GIVEN MATERIAL:
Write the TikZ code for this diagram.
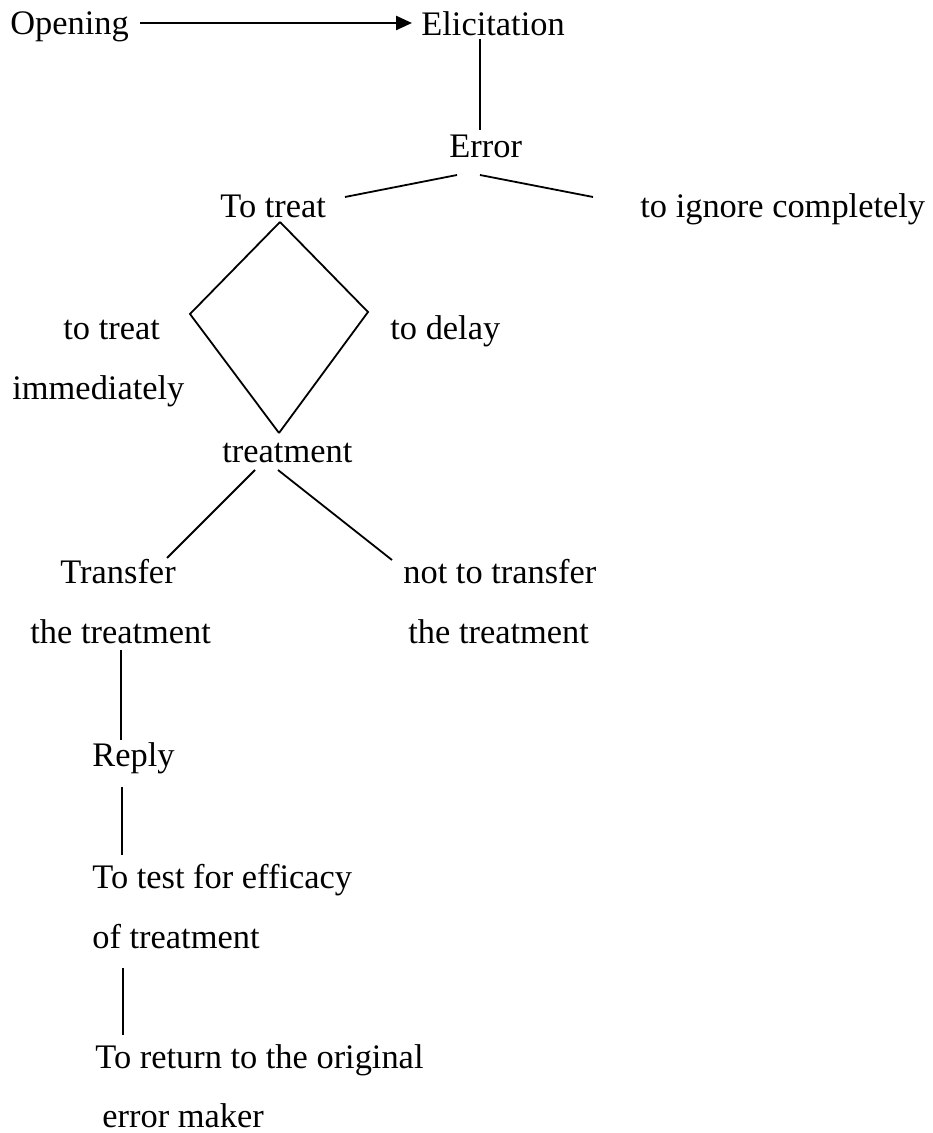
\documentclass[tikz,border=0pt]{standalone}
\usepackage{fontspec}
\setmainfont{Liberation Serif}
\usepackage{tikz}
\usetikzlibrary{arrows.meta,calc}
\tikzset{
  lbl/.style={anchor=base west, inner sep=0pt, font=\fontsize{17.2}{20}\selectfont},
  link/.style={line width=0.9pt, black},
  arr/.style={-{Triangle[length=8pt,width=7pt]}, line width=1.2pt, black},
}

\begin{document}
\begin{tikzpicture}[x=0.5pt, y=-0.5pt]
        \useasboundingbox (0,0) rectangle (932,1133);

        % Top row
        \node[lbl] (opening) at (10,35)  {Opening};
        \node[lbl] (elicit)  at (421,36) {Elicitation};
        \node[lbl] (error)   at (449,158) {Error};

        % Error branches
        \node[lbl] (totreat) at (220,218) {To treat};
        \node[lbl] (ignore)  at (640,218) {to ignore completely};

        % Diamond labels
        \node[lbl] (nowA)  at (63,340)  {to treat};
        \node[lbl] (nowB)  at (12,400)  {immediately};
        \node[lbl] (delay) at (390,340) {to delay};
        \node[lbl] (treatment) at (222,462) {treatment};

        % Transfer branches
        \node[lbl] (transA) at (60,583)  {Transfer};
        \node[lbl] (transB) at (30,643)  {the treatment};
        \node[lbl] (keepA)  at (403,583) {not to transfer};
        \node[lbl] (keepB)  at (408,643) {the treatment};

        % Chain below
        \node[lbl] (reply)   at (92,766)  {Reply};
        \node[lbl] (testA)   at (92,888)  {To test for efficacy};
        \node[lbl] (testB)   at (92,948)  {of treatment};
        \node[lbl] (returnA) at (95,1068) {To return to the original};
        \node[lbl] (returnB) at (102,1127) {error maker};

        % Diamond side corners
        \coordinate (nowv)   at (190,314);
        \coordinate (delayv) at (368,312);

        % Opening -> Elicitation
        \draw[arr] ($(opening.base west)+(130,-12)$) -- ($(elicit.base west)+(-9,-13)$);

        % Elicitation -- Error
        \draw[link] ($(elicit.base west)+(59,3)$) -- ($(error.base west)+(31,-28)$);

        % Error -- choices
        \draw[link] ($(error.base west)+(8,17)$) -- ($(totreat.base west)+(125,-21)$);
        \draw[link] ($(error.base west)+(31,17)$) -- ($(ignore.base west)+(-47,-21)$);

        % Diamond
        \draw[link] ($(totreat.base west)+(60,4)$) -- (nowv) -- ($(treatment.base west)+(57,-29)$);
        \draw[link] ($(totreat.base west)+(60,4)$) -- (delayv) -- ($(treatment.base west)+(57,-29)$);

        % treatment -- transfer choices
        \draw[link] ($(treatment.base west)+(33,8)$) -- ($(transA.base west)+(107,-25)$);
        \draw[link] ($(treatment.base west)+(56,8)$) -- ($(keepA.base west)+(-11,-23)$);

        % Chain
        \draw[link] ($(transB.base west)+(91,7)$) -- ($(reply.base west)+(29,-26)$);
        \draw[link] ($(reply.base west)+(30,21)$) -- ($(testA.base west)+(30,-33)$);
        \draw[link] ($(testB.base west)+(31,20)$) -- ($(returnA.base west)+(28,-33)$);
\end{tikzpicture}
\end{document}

EXERCISE BRIEF:
Restate, line by line and word for word, everything from the top of the material through the line that contains "(treatment) at (222,462)". Leave pictures out.

EXERCISE SOLUTION:
Write the TikZ code for this diagram.
\documentclass[tikz,border=0pt]{standalone}
\usepackage{fontspec}
\setmainfont{Liberation Serif}
\usepackage{tikz}
\usetikzlibrary{arrows.meta,calc}
\tikzset{
  lbl/.style={anchor=base west, inner sep=0pt, font=\fontsize{17.2}{20}\selectfont},
  link/.style={line width=0.9pt, black},
  arr/.style={-{Triangle[length=8pt,width=7pt]}, line width=1.2pt, black},
}

\begin{document}
\begin{tikzpicture}[x=0.5pt, y=-0.5pt]
        \useasboundingbox (0,0) rectangle (932,1133);

        % Top row
        \node[lbl] (opening) at (10,35)  {Opening};
        \node[lbl] (elicit)  at (421,36) {Elicitation};
        \node[lbl] (error)   at (449,158) {Error};

        % Error branches
        \node[lbl] (totreat) at (220,218) {To treat};
        \node[lbl] (ignore)  at (640,218) {to ignore completely};

        % Diamond labels
        \node[lbl] (nowA)  at (63,340)  {to treat};
        \node[lbl] (nowB)  at (12,400)  {immediately};
        \node[lbl] (delay) at (390,340) {to delay};
        \node[lbl] (treatment) at (222,462) {treatment};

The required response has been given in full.